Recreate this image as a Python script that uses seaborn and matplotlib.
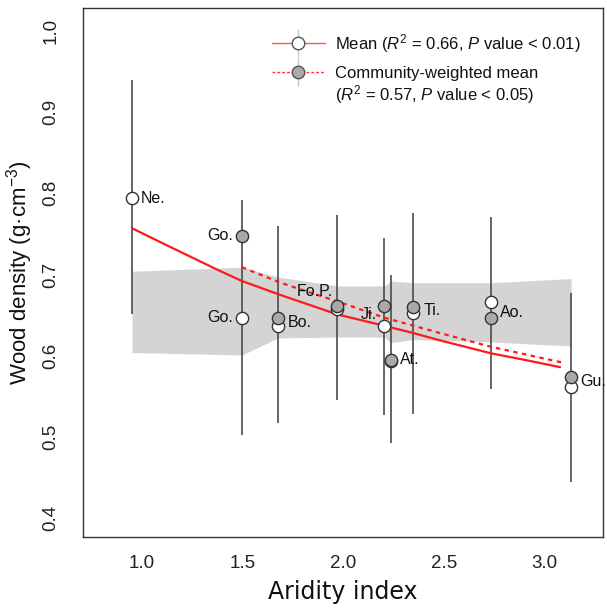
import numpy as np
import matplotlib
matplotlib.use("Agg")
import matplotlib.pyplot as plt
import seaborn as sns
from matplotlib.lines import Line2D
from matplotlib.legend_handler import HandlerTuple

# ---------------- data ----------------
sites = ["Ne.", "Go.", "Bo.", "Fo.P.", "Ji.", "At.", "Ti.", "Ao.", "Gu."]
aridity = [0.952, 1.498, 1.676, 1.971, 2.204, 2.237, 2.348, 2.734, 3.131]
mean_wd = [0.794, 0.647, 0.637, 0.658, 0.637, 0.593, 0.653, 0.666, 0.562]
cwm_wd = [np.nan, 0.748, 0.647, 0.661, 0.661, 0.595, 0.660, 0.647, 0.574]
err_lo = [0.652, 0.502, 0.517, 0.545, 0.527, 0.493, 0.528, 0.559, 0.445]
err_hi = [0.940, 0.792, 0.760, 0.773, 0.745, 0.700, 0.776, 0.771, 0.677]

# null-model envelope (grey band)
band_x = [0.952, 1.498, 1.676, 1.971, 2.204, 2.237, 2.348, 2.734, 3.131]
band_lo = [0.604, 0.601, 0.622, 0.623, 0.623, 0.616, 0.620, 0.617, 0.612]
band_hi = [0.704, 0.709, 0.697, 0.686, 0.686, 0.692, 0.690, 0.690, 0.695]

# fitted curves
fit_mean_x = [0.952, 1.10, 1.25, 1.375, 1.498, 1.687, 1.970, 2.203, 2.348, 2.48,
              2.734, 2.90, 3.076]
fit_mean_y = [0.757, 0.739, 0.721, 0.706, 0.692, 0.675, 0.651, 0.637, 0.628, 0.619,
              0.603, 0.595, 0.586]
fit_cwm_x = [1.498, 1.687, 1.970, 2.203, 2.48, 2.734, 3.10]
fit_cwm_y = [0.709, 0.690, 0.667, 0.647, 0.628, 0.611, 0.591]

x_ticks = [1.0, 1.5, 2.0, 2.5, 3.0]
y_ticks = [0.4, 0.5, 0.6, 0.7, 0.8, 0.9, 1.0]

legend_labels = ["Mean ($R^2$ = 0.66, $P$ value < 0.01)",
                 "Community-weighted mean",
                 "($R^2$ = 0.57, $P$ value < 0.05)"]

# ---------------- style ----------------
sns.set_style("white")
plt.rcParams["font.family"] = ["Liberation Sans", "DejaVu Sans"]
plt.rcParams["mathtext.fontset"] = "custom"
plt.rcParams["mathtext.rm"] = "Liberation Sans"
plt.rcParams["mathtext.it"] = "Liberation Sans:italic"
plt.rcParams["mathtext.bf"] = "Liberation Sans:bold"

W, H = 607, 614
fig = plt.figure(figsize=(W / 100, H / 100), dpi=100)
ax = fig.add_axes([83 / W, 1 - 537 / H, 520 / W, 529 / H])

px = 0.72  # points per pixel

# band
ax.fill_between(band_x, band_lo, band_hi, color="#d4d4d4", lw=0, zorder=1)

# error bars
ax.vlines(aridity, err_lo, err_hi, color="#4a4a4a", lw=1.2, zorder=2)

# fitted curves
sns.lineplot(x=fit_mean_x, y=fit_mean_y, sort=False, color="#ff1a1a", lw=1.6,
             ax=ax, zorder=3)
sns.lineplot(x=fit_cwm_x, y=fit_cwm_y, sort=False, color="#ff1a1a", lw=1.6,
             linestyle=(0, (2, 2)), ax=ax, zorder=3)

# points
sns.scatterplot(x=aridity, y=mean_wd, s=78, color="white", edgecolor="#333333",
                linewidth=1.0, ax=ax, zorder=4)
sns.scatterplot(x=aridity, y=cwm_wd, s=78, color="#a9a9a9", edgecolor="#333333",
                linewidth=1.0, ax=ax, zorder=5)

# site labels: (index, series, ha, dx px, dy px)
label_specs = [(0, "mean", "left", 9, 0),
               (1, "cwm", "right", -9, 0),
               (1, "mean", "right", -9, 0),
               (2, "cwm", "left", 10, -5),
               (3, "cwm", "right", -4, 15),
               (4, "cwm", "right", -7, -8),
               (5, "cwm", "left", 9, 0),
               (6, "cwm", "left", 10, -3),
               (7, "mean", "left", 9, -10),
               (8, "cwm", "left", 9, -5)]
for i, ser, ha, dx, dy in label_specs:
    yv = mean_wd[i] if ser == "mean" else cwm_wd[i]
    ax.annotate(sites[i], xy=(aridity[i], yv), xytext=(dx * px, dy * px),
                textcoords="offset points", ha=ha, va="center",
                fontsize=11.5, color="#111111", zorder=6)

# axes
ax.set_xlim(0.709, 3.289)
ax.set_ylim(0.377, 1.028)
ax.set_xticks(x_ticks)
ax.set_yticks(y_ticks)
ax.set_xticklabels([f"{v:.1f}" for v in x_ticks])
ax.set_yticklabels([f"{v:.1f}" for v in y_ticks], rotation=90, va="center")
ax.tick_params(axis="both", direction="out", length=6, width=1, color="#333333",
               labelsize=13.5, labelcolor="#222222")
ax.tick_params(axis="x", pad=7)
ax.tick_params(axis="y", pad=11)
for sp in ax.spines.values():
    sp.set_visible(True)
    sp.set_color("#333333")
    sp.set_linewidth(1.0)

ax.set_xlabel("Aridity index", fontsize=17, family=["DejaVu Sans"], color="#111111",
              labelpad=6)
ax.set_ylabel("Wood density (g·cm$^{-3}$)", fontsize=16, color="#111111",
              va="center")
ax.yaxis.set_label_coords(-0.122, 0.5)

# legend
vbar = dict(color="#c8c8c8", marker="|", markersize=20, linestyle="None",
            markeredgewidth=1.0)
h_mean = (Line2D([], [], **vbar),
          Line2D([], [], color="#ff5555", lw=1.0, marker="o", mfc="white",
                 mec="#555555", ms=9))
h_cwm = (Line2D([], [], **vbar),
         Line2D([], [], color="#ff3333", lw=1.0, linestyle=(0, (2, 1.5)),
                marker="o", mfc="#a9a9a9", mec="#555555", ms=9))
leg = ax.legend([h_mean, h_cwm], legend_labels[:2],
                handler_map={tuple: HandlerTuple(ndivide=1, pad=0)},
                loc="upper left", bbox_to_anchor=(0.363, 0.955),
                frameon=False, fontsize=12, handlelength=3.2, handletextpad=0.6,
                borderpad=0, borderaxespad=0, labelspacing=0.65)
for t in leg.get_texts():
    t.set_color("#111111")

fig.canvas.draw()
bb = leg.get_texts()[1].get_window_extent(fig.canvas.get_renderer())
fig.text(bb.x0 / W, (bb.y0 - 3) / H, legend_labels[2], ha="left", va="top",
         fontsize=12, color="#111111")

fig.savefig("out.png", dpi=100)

________________________________________

What to do: From the first line above through the line containing "0.690, 0.690, 0.695]", copy everything exactly, without the pictures.

Answer for this exercise:
Recreate this image as a Python script that uses seaborn and matplotlib.
import numpy as np
import matplotlib
matplotlib.use("Agg")
import matplotlib.pyplot as plt
import seaborn as sns
from matplotlib.lines import Line2D
from matplotlib.legend_handler import HandlerTuple

# ---------------- data ----------------
sites = ["Ne.", "Go.", "Bo.", "Fo.P.", "Ji.", "At.", "Ti.", "Ao.", "Gu."]
aridity = [0.952, 1.498, 1.676, 1.971, 2.204, 2.237, 2.348, 2.734, 3.131]
mean_wd = [0.794, 0.647, 0.637, 0.658, 0.637, 0.593, 0.653, 0.666, 0.562]
cwm_wd = [np.nan, 0.748, 0.647, 0.661, 0.661, 0.595, 0.660, 0.647, 0.574]
err_lo = [0.652, 0.502, 0.517, 0.545, 0.527, 0.493, 0.528, 0.559, 0.445]
err_hi = [0.940, 0.792, 0.760, 0.773, 0.745, 0.700, 0.776, 0.771, 0.677]

# null-model envelope (grey band)
band_x = [0.952, 1.498, 1.676, 1.971, 2.204, 2.237, 2.348, 2.734, 3.131]
band_lo = [0.604, 0.601, 0.622, 0.623, 0.623, 0.616, 0.620, 0.617, 0.612]
band_hi = [0.704, 0.709, 0.697, 0.686, 0.686, 0.692, 0.690, 0.690, 0.695]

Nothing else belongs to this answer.